Richard Meier et Frieder Burda
devant la maquette de la
Sammlung Frieder Burda.
© Sammlung Frieder Burda.

Frieder Burda, collectionneur

L’un des trois héritiers du magnat de presse allemand a posé la première pierre de son musée d’art contemporain qui devrait ouvrir ses portes en septembre 2004, à Baden Baden.

Comment avez-vous constitué cette collection ?
Frieder Burda.
Je l’ai créée durant les trente dernières années. Ma première œuvre, je l’ai acquise à la Documenta de Cassel en 1968 : c’était un Fontana. À l’époque, je n’avais pas l’idée d’une collection. J’achetais juste une peinture. Mon père aimait l’art. Il possédait des expressionnistes allemands et de petits impressionnistes français. J’ai été élevé parmi ces œuvres. Puis, je me suis intéressé à l’expressionnisme abstrait américain - de Kooning, Rothko, Pollock, Still - sans jamais être vraiment touché par le pop art. Par la suite, j’ai eu la chance de faire la connaissance de Richter, Polke ou Baselitz et j’ai acheté certaines de leurs œuvres. Lorsque mon père est décédé, en 1986, sa collection a été partagée entre mes deux frères et moi-même. J’ai ainsi eu un ensemble de Macke, Kirchner ou Beckmann que j’ai complété avant que les Beckmann ne deviennent presque inaccessibles ! Enfin, j’ai acheté des Picasso de l’époque de Mougins, entre 1961 et 1973, car j’ai une maison dans cette ville.



C’est la première fois qu’une telle symbiose entre musée d’État et musée privé est réalisée en Allemagne.

Pourquoi avoir décidé de créer un musée ?
F. B.
Un jour, j’ai constaté que j’avais plus de cinq cents œuvres d’après-guerre et je me suis demandé ce que je voulais en faire. J’ai eu cette chance de pouvoir faire une annexe à la Kunsthalle de Baden Baden, une institution plus que centenaire. C’est la première fois qu’une telle symbiose entre musée d’État et musée privé est réalisée en Allemagne. Pour moi, c’était primordial. Je n’aurais pas voulu d’un petit musée isolé. Si la Fondation Maeght de Saint-Paul-de-Vence est, pour moi, un idéal, c’est aussi un acte de bravoure.

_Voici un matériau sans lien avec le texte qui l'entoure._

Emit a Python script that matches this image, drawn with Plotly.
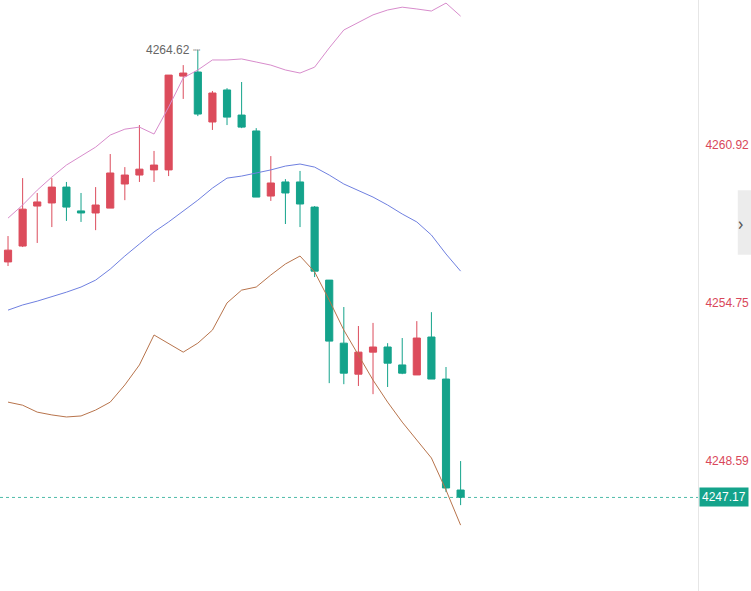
import plotly.graph_objects as go

idx = list(range(32))
opens = [4256.36, 4256.98, 4258.54, 4258.66, 4259.28, 4258.35, 4258.27, 4258.46, 4259.40, 4259.75,
         4259.95, 4259.95, 4263.61, 4263.77, 4261.82, 4263.07, 4262.09, 4261.47, 4258.93, 4259.48,
         4259.48, 4258.50, 4255.65, 4253.19, 4251.98, 4252.84, 4253.04, 4252.34, 4251.95, 4253.43,
         4251.79, 4247.46]
highs = [4257.37, 4259.63, 4259.05, 4259.63, 4259.48, 4259.05, 4259.28, 4260.57, 4260.06, 4261.70,
         4260.69, 4263.65, 4264.04, 4264.62, 4263.03, 4263.14, 4263.38, 4261.58, 4260.49, 4259.59,
         4259.91, 4258.54, 4255.65, 4254.60, 4253.86, 4253.98, 4253.19, 4253.39, 4254.05, 4254.40,
         4252.26, 4248.59]
lows = [4256.20, 4256.94, 4257.10, 4257.72, 4257.96, 4257.92, 4257.60, 4258.46, 4258.77, 4259.48,
        4259.48, 4259.71, 4262.72, 4262.05, 4261.51, 4261.70, 4261.58, 4258.89, 4258.74, 4257.84,
        4257.72, 4255.77, 4251.63, 4251.59, 4251.52, 4251.20, 4251.48, 4251.98, 4251.95, 4251.79,
        4247.38, 4246.87]
closes = [4256.82, 4258.42, 4258.70, 4259.28, 4258.50, 4258.27, 4258.58, 4259.83, 4259.75, 4259.98,
          4260.14, 4263.65, 4263.73, 4262.13, 4262.95, 4262.01, 4261.62, 4258.89, 4259.44, 4259.05,
          4258.62, 4256.00, 4253.27, 4252.02, 4252.84, 4253.04, 4252.41, 4252.02, 4253.39, 4251.79,
          4247.54, 4247.17]

boll_upper = [4258.07, 4258.58, 4259.16, 4259.67, 4260.14, 4260.49, 4260.84, 4261.31, 4261.54, 4261.62,
              4261.35, 4262.40, 4263.54, 4263.85, 4264.24, 4264.24, 4264.28, 4264.16, 4264.04, 4263.85,
              4263.73, 4263.96, 4264.71, 4265.41, 4265.72, 4266.00, 4266.19, 4266.30, 4266.23, 4266.15,
              4266.46, 4265.95]
boll_mid = [4254.48, 4254.68, 4254.83, 4254.99, 4255.18, 4255.38, 4255.65, 4256.08, 4256.59, 4257.06,
            4257.53, 4257.92, 4258.35, 4258.77, 4259.24, 4259.63, 4259.71, 4259.83, 4259.95, 4260.10,
            4260.18, 4260.06, 4259.75, 4259.40, 4259.16, 4258.89, 4258.58, 4258.23, 4257.92, 4257.41,
            4256.67, 4256.00]
boll_lower = [4250.89, 4250.77, 4250.50, 4250.39, 4250.31, 4250.35, 4250.58, 4250.89, 4251.56, 4252.34,
              4253.51, 4253.19, 4252.84, 4253.19, 4253.70, 4254.76, 4255.26, 4255.38, 4255.85, 4256.28,
              4256.59, 4255.97, 4254.87, 4253.70, 4252.73, 4251.75, 4250.89, 4250.11, 4249.41, 4248.71,
              4247.46, 4246.09]

tick_vals = [4248.59, 4254.75, 4260.92]
last_price = 4247.17
high_label = "4264.62"

RED = "#dc4c5c"
GREEN = "#14a38b"

fig = go.Figure()
fig.add_trace(go.Scatter(x=idx, y=boll_upper, mode="lines", line=dict(color="#d88ccc", width=1)))
fig.add_trace(go.Scatter(x=idx, y=boll_mid, mode="lines", line=dict(color="#6f80e0", width=1)))
fig.add_trace(go.Scatter(x=idx, y=boll_lower, mode="lines", line=dict(color="#b8744c", width=1)))
fig.add_trace(go.Candlestick(
    x=idx, open=opens, high=highs, low=lows, close=closes,
    increasing=dict(line=dict(color=RED, width=1), fillcolor=RED),
    decreasing=dict(line=dict(color=GREEN, width=1), fillcolor=GREEN),
    whiskerwidth=0,
))

fig.add_hline(y=last_price, line=dict(color="#4fbba8", width=1, dash="dot"))
fig.add_annotation(x=1, xref="paper", xanchor="left", y=last_price, text=f"{last_price:.2f}",
                   showarrow=False, bgcolor=GREEN, font=dict(color="white", size=12, family="Arial"),
                   borderpad=2, xshift=1)
fig.add_annotation(x=13, y=4264.62, text=high_label + " ┈", showarrow=False, xanchor="right",
                   xshift=4, font=dict(color="#666", size=12, family="Arial"))
# collapse tab on the right edge
fig.add_shape(type="rect", xref="paper", yref="paper", x0=1.057, x1=1.08, y0=0.569, y1=0.678,
              fillcolor="#ececec", line=dict(width=0), layer="above")
fig.add_annotation(x=1.068, xref="paper", y=0.623, yref="paper", text="›", showarrow=False,
                   font=dict(color="#555", size=18))

fig.update_layout(
    width=751, height=591,
    margin=dict(l=0, r=53, t=0, b=0, pad=0, autoexpand=False),
    plot_bgcolor="white", paper_bgcolor="white",
    showlegend=False,
    xaxis=dict(range=[-0.55, 47.26], visible=False, rangeslider=dict(visible=False)),
    yaxis=dict(range=[4243.52, 4266.58], side="right", tickvals=tick_vals,
               ticktext=[f"{v:.2f}" for v in tick_vals], showgrid=False, zeroline=False,
               showline=True, linecolor="#e6e6e6", ticks="",
               tickfont=dict(color="#d9475a", size=12, family="Arial"), ticklabelstandoff=4),
)

fig.write_html("out.html", config={"displayModeBar": False},
               post_script="document.body.style.margin='0';")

Vous savez, avec 1 100 m2, nous n’aurions pas eu beaucoup de chance de réussir. En créant un centre d’art, nous évitons d’être statiques et nous nous donnons la possibilité d’être «vivants» en organisant de grandes expositions. Un musée, ça ne sert à rien si on n’a pas de visiteurs.

Vous êtes-vous personnellement impliqué dans la conception du musée ?
F. B.
Je l’ai voulu ici car je suis né près de Baden Baden et que j’y vis à nouveau depuis trente ans. Il est construit dans un endroit très sensible : un parc. Trois ans et demi ont été nécessaires pour avoir la permission de le construire. 10% des habitants de la ville étaient opposés au projet. On craignait que des arbres ne soient abîmés. Vous savez, en Allemagne, nous avons un mouvement vert très fort. Heureusement, nous sommes tombés d’accord sur cette réalisation, importante pour la ville. Pour le choix de l’architecte, j’ai parlé à tous les grands contemporains, notamment suisses et allemands. J’ai finalement préféré Richard Meier que je connaissais de longue date. Cette architecture, je la voulais faite pour la collection. Malheureusement, on ne pense pas aux œuvres en construisant les bâtiments. C’est encore le cas à la nouvelle Pinacothèque de Munich. Richard Meier était la seule personne capable de faire ce que je voulais et d’adapter son architecture à ma collection.